__Data excerpt__.
>>>>>

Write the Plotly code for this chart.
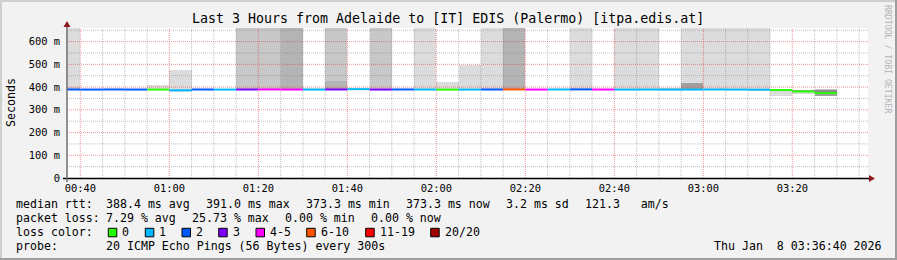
import plotly.graph_objects as go
from datetime import datetime, timedelta

# ---------------- data ----------------
first_step = datetime(2026, 1, 8, 0, 35)      # start of first 5-minute step
step_minutes = 5
view_start = datetime(2026, 1, 8, 0, 37)
view_end = datetime(2026, 1, 8, 3, 37)

median_ms = [389.4, 389.2, 389.6, 389.3, 389.0, 386.0, 389.5, 389.1, 389.4, 389.7,
             389.3, 388.9, 389.5, 391.0, 389.2, 389.6, 389.3, 388.8, 389.1, 389.5,
             389.8, 389.2, 389.6, 389.9, 389.4, 389.1, 389.3, 388.9, 389.2, 389.5,
             389.1, 388.6, 387.0, 380.5, 373.3]

loss_pct = [7.5, 8.0, 7.0, 7.5, 0.0, 4.0, 7.5, 4.0, 12.5, 18.0,
            21.0, 4.0, 12.5, 4.0, 12.5, 7.5, 4.0, 0.0, 4.0, 7.5,
            25.73, 18.0, 4.0, 7.5, 19.0, 4.0, 4.0, 4.0, 4.0, 4.0,
            4.0, 4.0, 0.0, 0.0, 0.0]

# smoke: outer band above median (max ping), inner band above median, band below median
smoke_hi_ms = [1000, None, None, None, 408, 476, None, None, 1000, 1000,
               1000, 397, 1000, None, 1000, None, 1000, 423, 498, 1000,
               1000, None, None, 1000, None, 1000, 1000, 397, 1000, 1000,
               1000, 1000, None, None, 391]
smoke_hi_rank = [1, 0, 0, 0, 1, 1, 0, 0, 2, 2,
                 3, 1, 2, 0, 2, 0, 1, 1, 1, 1,
                 3, 0, 0, 1, 0, 1, 1, 2, 1, 1,
                 1, 1, 0, 0, 2]
smoke_mid_ms = [401, None, None, None, None, None, None, None, None, None,
                None, None, 427, None, None, None, None, None, None, None,
                None, None, None, None, None, None, None, None, 416, None,
                None, None, None, 389, 387]
smoke_mid_rank = [2, 0, 0, 0, 0, 0, 0, 0, 0, 0,
                  0, 0, 3, 0, 0, 0, 0, 0, 0, 0,
                  0, 0, 0, 0, 0, 0, 0, 0, 4, 0,
                  0, 0, 0, 4, 5]
smoke_lo_ms = [None, None, None, None, None, 381, None, None, None, None,
               None, None, None, None, None, None, None, None, None, None,
               None, None, None, None, None, None, None, None, None, None,
               None, 385, 363, 368, 362]
smoke_lo_rank = [0, 0, 0, 0, 0, 1, 0, 0, 0, 0,
                 0, 0, 0, 0, 0, 0, 0, 0, 0, 0,
                 0, 0, 0, 0, 0, 0, 0, 0, 0, 0,
                 0, 1, 1, 1, 4]

loss_labels = ["0", "1", "2", "3", "4-5", "6-10", "11-19", "20/20"]
loss_max_pings = [0, 1, 2, 3, 5, 10, 19, 20]
pings_per_step = 20

y_ticks_ms = [0, 100, 200, 300, 400, 500, 600]
y_tick_labels = ["0", "100 m", "200 m", "300 m", "400 m", "500 m", "600 m"]
x_tick_labels = ["00:40", "01:00", "01:20", "01:40", "02:00", "02:20", "02:40", "03:00", "03:20"]

title_text = "Last 3 Hours from Adelaide to [IT] EDIS (Palermo) [itpa.edis.at]"
rtt_stats = ["388.4 ms avg", "391.0 ms max", "373.3 ms min", "373.3 ms now", "3.2 ms sd", "121.3   am/s"]
loss_stats = ["7.29 % avg", "25.73 % max", "0.00 % min", "0.00 % now"]
probe_text = "20 ICMP Echo Pings (56 Bytes) every 300s"
stamp_text = "Thu Jan  8 03:36:40 2026"

# ---------------- styles ----------------
loss_colors = ["#26ff00", "#00b8ff", "#0059ff", "#7e00ff", "#ff00ff", "#ff5500", "#ff0000", "#a10000"]
smoke_shades = {1: "#dcdcdc", 2: "#c8c8c8", 3: "#b4b4b4", 4: "#a0a0a0", 5: "#8c8c8c"}
MONO = "DejaVu Sans Mono"
Y_MAX = 660
W, H = 897, 260
L, R, T, B = 67, 868, 28, 178
CHAR_W = 7.0
ITEM_GAP = 16


def PX(x):
    return (x - L) / (R - L)


def PY(y):
    return (B - y) / (B - T)


n = len(median_ms)
step = timedelta(minutes=step_minutes)
starts = [first_step + i * step for i in range(n)]
centers = [s + step / 2 for s in starts]
width_ms = step_minutes * 60 * 1000

fig = go.Figure()


def add_band(lo_list, hi_list, ranks):
    xs, base, h, cols = [], [], [], []
    for i in range(n):
        lo, hi = lo_list[i], hi_list[i]
        if lo is None or hi is None or ranks[i] == 0:
            continue
        xs.append(centers[i])
        base.append(lo)
        h.append(hi - lo)
        cols.append(smoke_shades[ranks[i]])
    fig.add_trace(go.Bar(x=xs, y=h, base=base, width=[width_ms] * len(xs),
                         marker=dict(color=cols, line=dict(width=0)),
                         hoverinfo="skip", showlegend=False))


# outer band above: from inner top (or median) to max
outer_lo = [smoke_mid_ms[i] if smoke_mid_ms[i] is not None else median_ms[i] for i in range(n)]
add_band(outer_lo, smoke_hi_ms, smoke_hi_rank)
add_band(median_ms, smoke_mid_ms, smoke_mid_rank)
add_band(smoke_lo_ms, median_ms, smoke_lo_rank)

# grid drawn over the smoke
grid_minor = "rgba(128,128,128,0.5)"
grid_major = "rgba(222,48,48,0.5)"
vx_min, vy_min, vx_maj, vy_maj = [], [], [], []
t = datetime(2026, 1, 8, 0, 40)
while t < view_end:
    is_major = (t.minute % 20 == 0)
    (vx_maj if is_major else vx_min).extend([t, t, None])
    (vy_maj if is_major else vy_min).extend([0, Y_MAX, None])
    t += step
hx_min, hy_min, hx_maj, hy_maj = [], [], [], []
for v in range(50, Y_MAX, 50):
    if v % 100 == 0:
        hx_maj.extend([view_start, view_end, None]); hy_maj.extend([v, v, None])
    else:
        hx_min.extend([view_start, view_end, None]); hy_min.extend([v, v, None])
for xs, ys, c in [(vx_min, vy_min, grid_minor), (hx_min, hy_min, grid_minor),
                  (vx_maj, vy_maj, grid_major), (hx_maj, hy_maj, grid_major)]:
    fig.add_trace(go.Scatter(x=xs, y=ys, mode="lines",
                             line=dict(color=c, width=1, dash="1px,1px"),
                             hoverinfo="skip", showlegend=False))


# median line coloured by loss
def loss_index(p):
    lost = p / 100 * pings_per_step
    for j, mx in enumerate(loss_max_pings):
        if lost <= mx + 1e-9:
            return j
    return len(loss_max_pings) - 1


for j, col in enumerate(loss_colors):
    xs, ys = [], []
    for i in range(n):
        if loss_index(loss_pct[i]) == j:
            xs.extend([starts[i], starts[i] + step, None])
            ys.extend([median_ms[i], median_ms[i], None])
    if xs:
        fig.add_trace(go.Scatter(x=xs, y=ys, mode="lines", line=dict(color=col, width=2),
                                 hoverinfo="skip", showlegend=False))

tick_times = [datetime(2026, 1, 8, 0, 40) + timedelta(minutes=20 * k) for k in range(len(x_tick_labels))]

shapes = []
# frame
shapes.append(dict(type="rect", xref="paper", yref="paper", x0=PX(0), x1=PX(W), y0=PY(0), y1=PY(2),
                   fillcolor="#cfcfcf", line=dict(width=0), layer="above"))
shapes.append(dict(type="rect", xref="paper", yref="paper", x0=PX(0), x1=PX(2), y0=PY(0), y1=PY(H),
                   fillcolor="#cfcfcf", line=dict(width=0), layer="above"))
shapes.append(dict(type="rect", xref="paper", yref="paper", x0=PX(0), x1=PX(W), y0=PY(H - 2), y1=PY(H),
                   fillcolor="#9e9e9e", line=dict(width=0), layer="above"))
shapes.append(dict(type="rect", xref="paper", yref="paper", x0=PX(W - 2), x1=PX(W), y0=PY(0), y1=PY(H),
                   fillcolor="#9e9e9e", line=dict(width=0), layer="above"))
# axes
shapes.append(dict(type="line", xref="paper", yref="paper", x0=PX(63), x1=PX(870), y0=PY(178.5), y1=PY(178.5),
                   line=dict(color="#000000", width=1.5), layer="above"))
shapes.append(dict(type="line", xref="paper", yref="paper", x0=PX(67), x1=PX(67), y0=PY(182), y1=PY(25),
                   line=dict(color="#6e6e6e", width=1.5), layer="above"))
shapes.append(dict(type="path", xref="paper", yref="paper",
                   path=f"M {PX(63.5)} {PY(27)} L {PX(70.5)} {PY(27)} L {PX(67)} {PY(21)} Z",
                   fillcolor="#8b1a1a", line=dict(width=0), layer="above"))
shapes.append(dict(type="path", xref="paper", yref="paper",
                   path=f"M {PX(869)} {PY(175)} L {PX(869)} {PY(182)} L {PX(875)} {PY(178.5)} Z",
                   fillcolor="#8b1a1a", line=dict(width=0), layer="above"))

annotations = []


def text(x, y, s, size=11.6, anchor="left", color="#000000", angle=0):
    annotations.append(dict(x=PX(x), y=PY(y), xref="paper", yref="paper", text=s.replace(" ", "\u00a0"),
                            showarrow=False, xanchor=anchor, yanchor="middle", borderpad=0, borderwidth=0,
                            textangle=angle, font=dict(family=MONO, size=size, color=color)))


def legend_row(y, label, items, x0=106.3):
    text(15.5, y, label)
    x = x0
    for s in items:
        text(x, y, s)
        x += len(s) * CHAR_W + ITEM_GAP


text(447.5, 18.5, title_text, size=13.3, anchor="center")
text(11, 103, "Seconds", anchor="center", angle=-90)
text(888, 59, "RRDTOOL / TOBI OETIKER", size=8.2, anchor="center", color="#b4b4b4", angle=90)

legend_row(204.3, "median rtt:", rtt_stats)
legend_row(218.3, "packet loss:", loss_stats)
text(15.5, 232.3, "loss color:")
sw_x = [108.3, 145.3, 182, 218.7, 256, 306.7, 365.7, 430.7]
for lab, col, x in zip(loss_labels, loss_colors, sw_x):
    shapes.append(dict(type="rect", xref="paper", yref="paper", x0=PX(x), x1=PX(x + 8.5),
                       y0=PY(228.3), y1=PY(236.8), fillcolor=col, line=dict(color="#000000", width=1),
                       layer="above"))
    text(x + 14, 232.3, lab)
text(15.5, 246.3, "probe:")
text(106.3, 246.3, probe_text)
text(881.5, 246.3, stamp_text, anchor="right")

fig.update_layout(
    width=W, height=H, autosize=False,
    margin=dict(l=L, r=W - R, t=T, b=H - B, pad=0),
    paper_bgcolor="#f2f2f2", plot_bgcolor="#ffffff",
    barmode="overlay", bargap=0, showlegend=False,
    font=dict(family=MONO, color="#000000"),
    xaxis=dict(type="date", range=[view_start, view_end], showgrid=False, zeroline=False, showline=False,
               tickvals=tick_times, ticktext=x_tick_labels, ticks="", ticklabelstandoff=3,
               tickfont=dict(family=MONO, size=10.4, color="#000000"), fixedrange=True),
    yaxis=dict(range=[0, Y_MAX], showgrid=False, zeroline=False, showline=False,
               tickvals=y_ticks_ms, ticktext=y_tick_labels, ticks="", ticklabelstandoff=6,
               tickfont=dict(family=MONO, size=10.4, color="#000000"), fixedrange=True),
    shapes=shapes, annotations=annotations,
)

fig.write_html("out.html")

<<<<<

__Instructions for the task__.
Up to and including the line containing "view_end = datetime(2026, 1, 8, 3, 37)", repeat every line from the start of the data, but none of the pictures.

__Response to the task__.
Write the Plotly code for this chart.
import plotly.graph_objects as go
from datetime import datetime, timedelta

# ---------------- data ----------------
first_step = datetime(2026, 1, 8, 0, 35)      # start of first 5-minute step
step_minutes = 5
view_start = datetime(2026, 1, 8, 0, 37)
view_end = datetime(2026, 1, 8, 3, 37)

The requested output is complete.